REPUBLIKA.CO.ID, PARIS -- Menteri Luar Negeri Prancis Jean-Yves Le Drian mengatakan, tidak ada cara lain untuk menyelesaikan krisis di Suriah selain melalui perundingan yang disponsori PBB. Menurutnya, perundingan PBB menjadi harapan terakhir bagi terciptanya perdamaian di Suriah.

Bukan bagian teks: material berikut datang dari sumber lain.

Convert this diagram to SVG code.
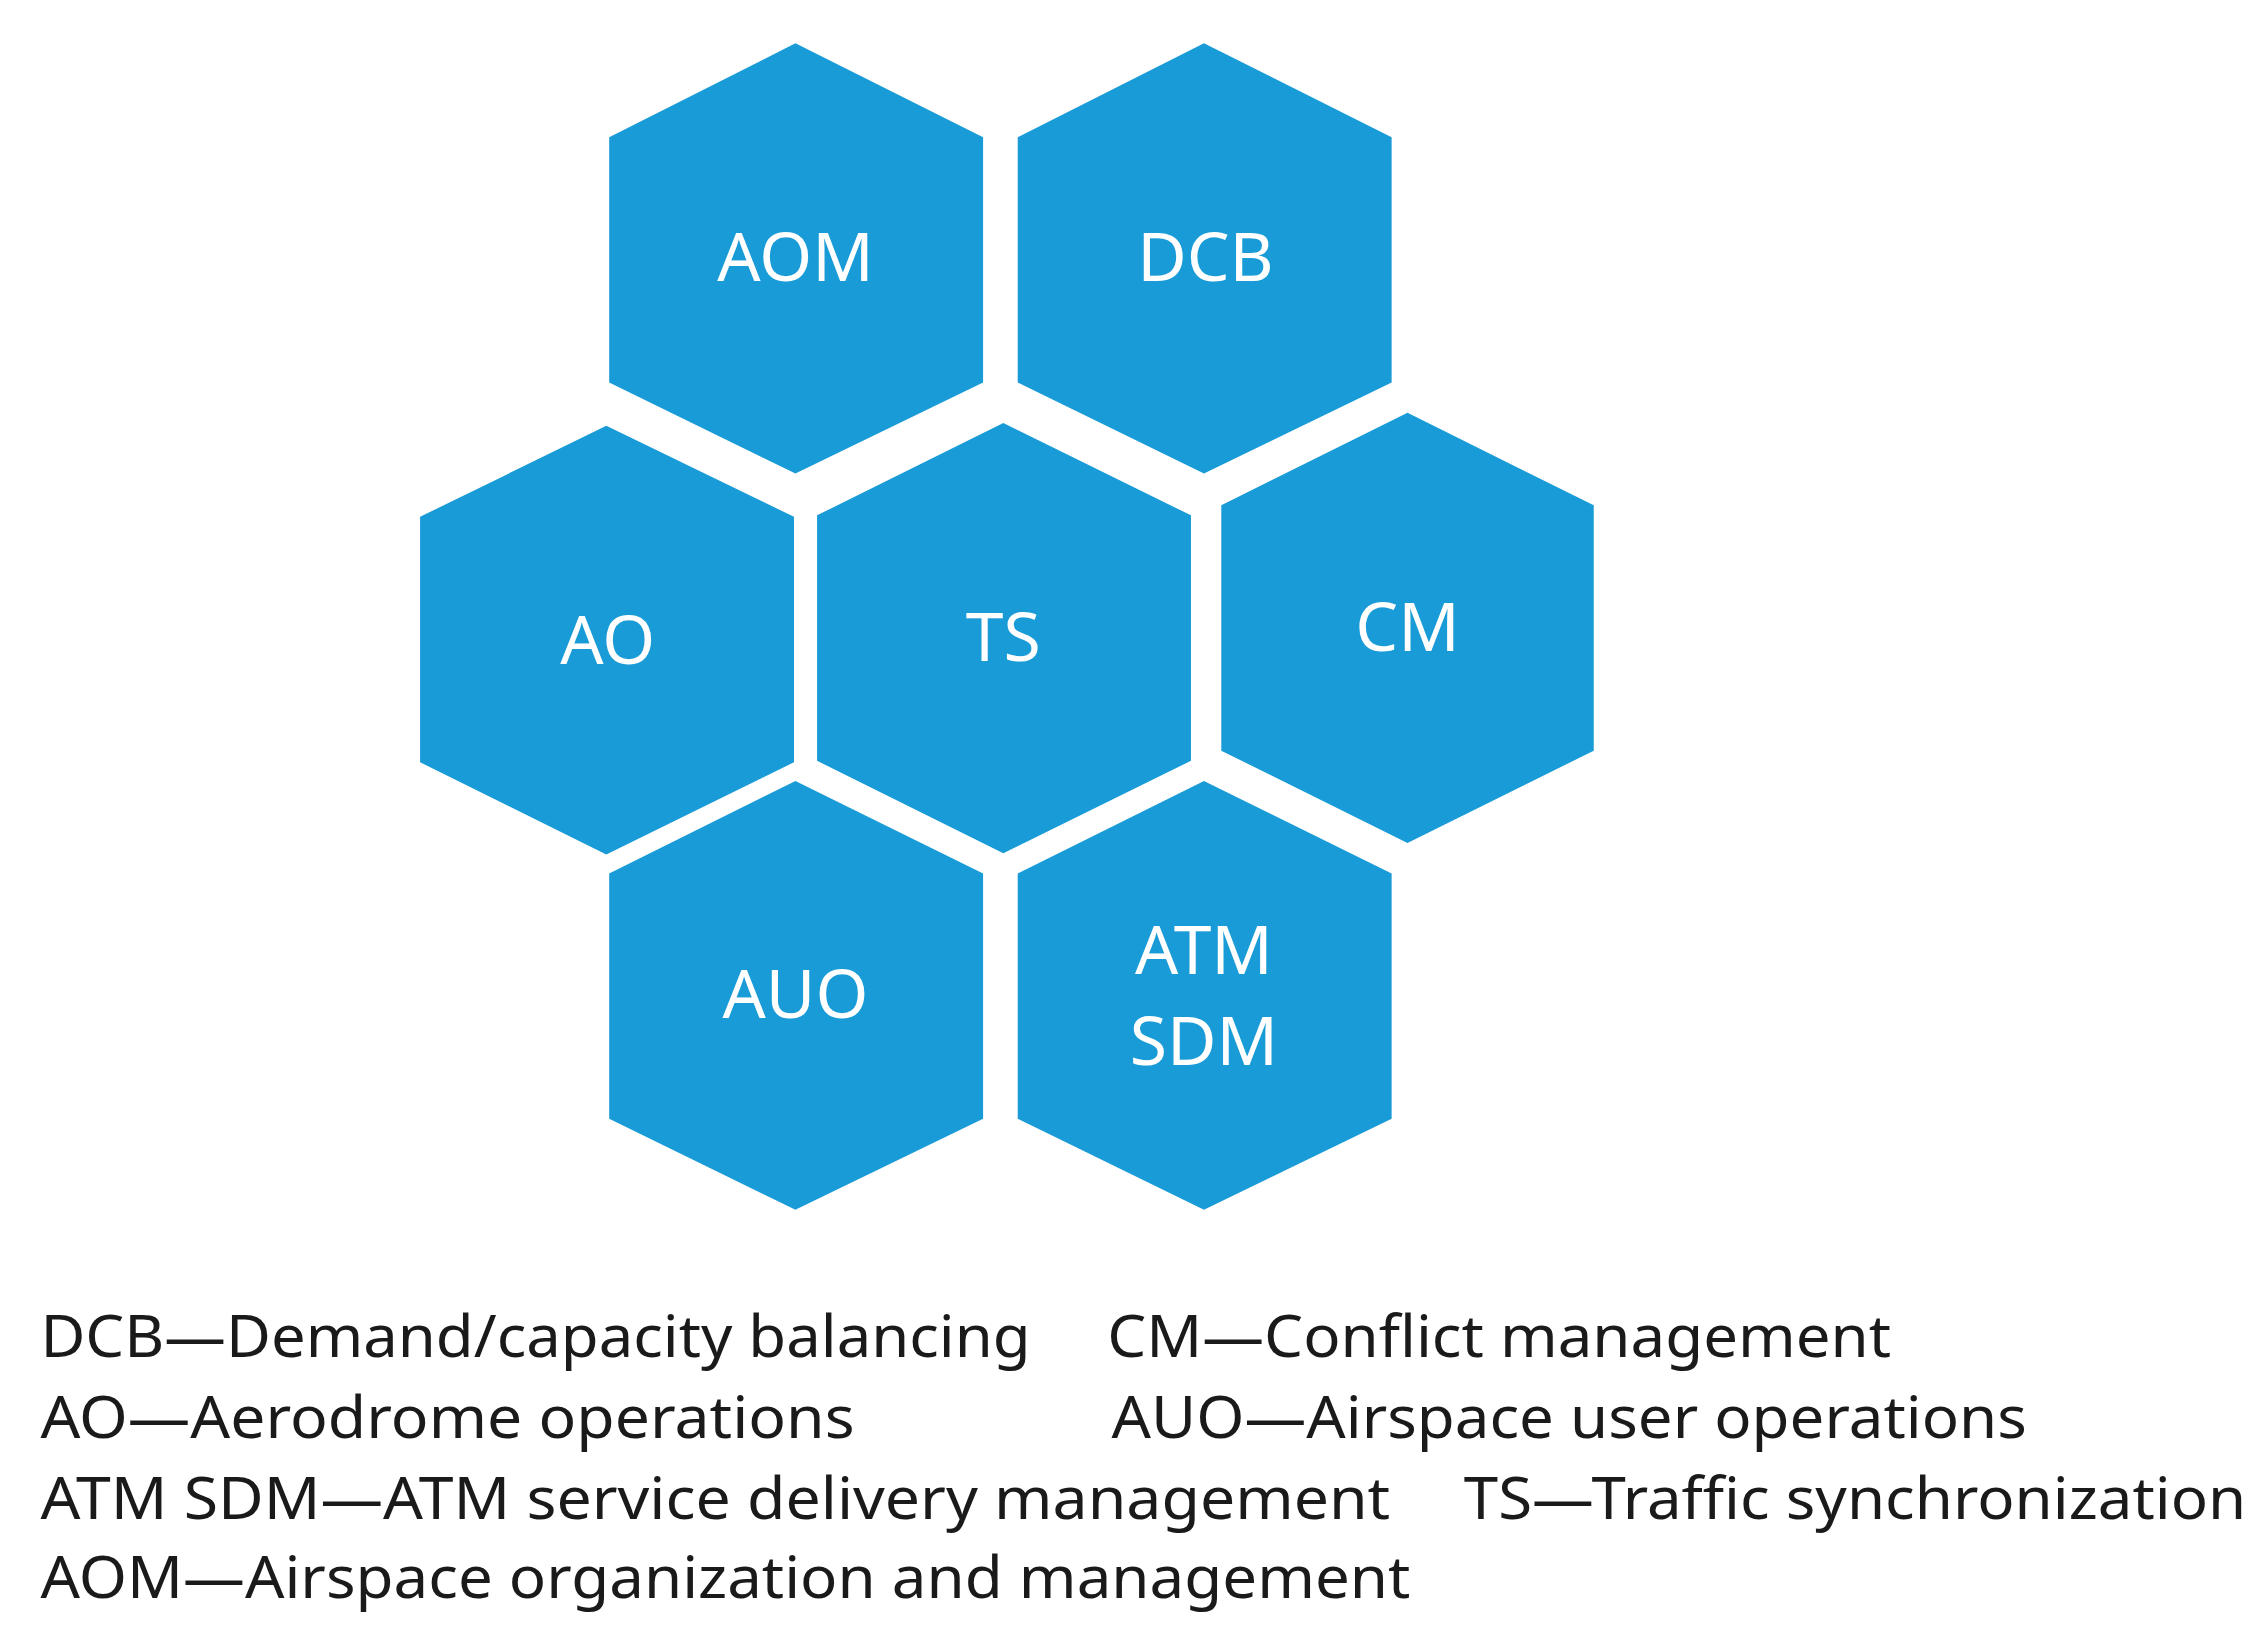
<svg xmlns="http://www.w3.org/2000/svg" width="2252" height="1632" viewBox="0 0 2252 1632">
<style>
.hex{fill:#189bd7}
.hl{font-family:"Noto Sans","DejaVu Sans",sans-serif;font-size:47px;fill:#fff;text-anchor:middle}
.lg{font-family:"Noto Sans","DejaVu Sans",sans-serif;font-size:41px;fill:#1a1a1a}
</style>
<rect width="2252" height="1632" fill="#fff"/>
<g transform="scale(1.4436)">
<g id="AOM"><polygon class="hex" points="551,30 681,95 681,265 551,328 422,265 422,95"/><text class="hl" x="551" y="195">AOM</text></g>
<g id="DCB"><polygon class="hex" points="834,30 964,95 964,265 834,328 705,265 705,95"/><text class="hl" x="835" y="195">DCB</text></g>
<g id="AO"><polygon class="hex" points="420,295 550,358 550,528 420,592 291,528 291,358"/><text class="hl" x="421" y="460">AO</text></g>
<g id="TS"><polygon class="hex" points="695,293 825,357 825,527 695,591 566,527 566,357"/><text class="hl" x="695" y="458">TS</text></g>
<g id="CM"><polygon class="hex" points="975,286 1104,350 1104,520 975,584 846,520 846,350"/><text class="hl" x="975" y="451">CM</text></g>
<g id="AUO"><polygon class="hex" points="551,541 681,605 681,775 551,838 422,775 422,605"/><text class="hl" x="551" y="705">AUO</text></g>
<g id="ATMSDM"><polygon class="hex" points="834,541 964,605 964,775 834,838 705,775 705,605"/><text class="hl" x="834" y="675">ATM</text><text class="hl" x="834" y="738">SDM</text></g>
<g id="connectors"/>
<g id="legend">
<text class="lg" x="28" y="940" textLength="686" lengthAdjust="spacingAndGlyphs">DCB—Demand/capacity balancing</text>
<text class="lg" x="767" y="940" textLength="543" lengthAdjust="spacingAndGlyphs">CM—Conflict management</text>
<text class="lg" x="28" y="996" textLength="564" lengthAdjust="spacingAndGlyphs">AO—Aerodrome operations</text>
<text class="lg" x="770" y="996" textLength="634" lengthAdjust="spacingAndGlyphs">AUO—Airspace user operations</text>
<text class="lg" x="28" y="1052" textLength="935" lengthAdjust="spacingAndGlyphs">ATM SDM—ATM service delivery management</text>
<text class="lg" x="1014" y="1052" textLength="542" lengthAdjust="spacingAndGlyphs">TS—Traffic synchronization</text>
<text class="lg" x="28" y="1107" textLength="949" lengthAdjust="spacingAndGlyphs">AOM—Airspace organization and management</text>
</g>
</g>
</svg>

Menurut Le Drian, hingga saat ini belum ada solusi politik yang menampakkan diri di antara pihak-pihak yang bertikai di Suriah. "Tidak ada perspektif politik, selain, dan ini merupakan harapan terakhir, pertemuan yang akan diadakan di Wina besok di bawah naungan PBB di mana pihak yang berperang akan hadir dan kita berharap sebuah agenda perdamaian dapat dipetakan," kata Le Drian pada Rabu (24/1).
Utusan Khusus PBB untuk Suriah Staffan de Mistura memang telah mengundang perwakilan pemerintah dan oposisi Suriah untuk menghadiri perundingan di Wina, Austria. Perundingan yang berlangsung selama dua hari yakni pada Kamis (25/1) dan Jumat (26/1) akan membahas tentang rancangan konstitusi baru Suriah.
De Mistura menyatakan, perundingan damai ini sangat penting dilakukan mengingat krisis yang tak berkesudahan di Suriah. "Ini saat yang sangat kritis," ujarnya.
Kepala perunding untuk oposisi Suriah, Nasr Hariri, mengatakan, perundingan di Wina akan menjadi ujian nyata bagi semua pihak untuk membuktikan komitmen mereka terhadap solusi politik daripada misi militer.
Baca juga, AS Kecam Bom Rusia dan Suriah yang Tewaskan Oposisi.
Pertemuan Wina terjadi beberapa hari sebelum Rusia mengadakan kongres perdamaian Suriah sendiri di Sochi. Barat dan beberapa negara Arab percaya Moskow memiliki agenda tersendiri di balik penyelenggaraan kongres tersebut.
Hariri mengatakan pihak oposisi akan memutuskan dalam dua hari ke depan apakah akan menghadiri pertemuan Sochi. Sebab menurutnya cukup riskan menghadiri kongres perdamaian yang tak disponsori PBB.
"Tempat utama untuk mencapai solusi politik, transisi politik berada dalam proses yang dipimpin oleh PBB (dalam kerangka Jenewa). Sangat berbahaya untuk masuk dalam setiap inisiatif paralel dan mengabaikan proses politik utama yang ada di PBB," kata Hariri menjelaskan.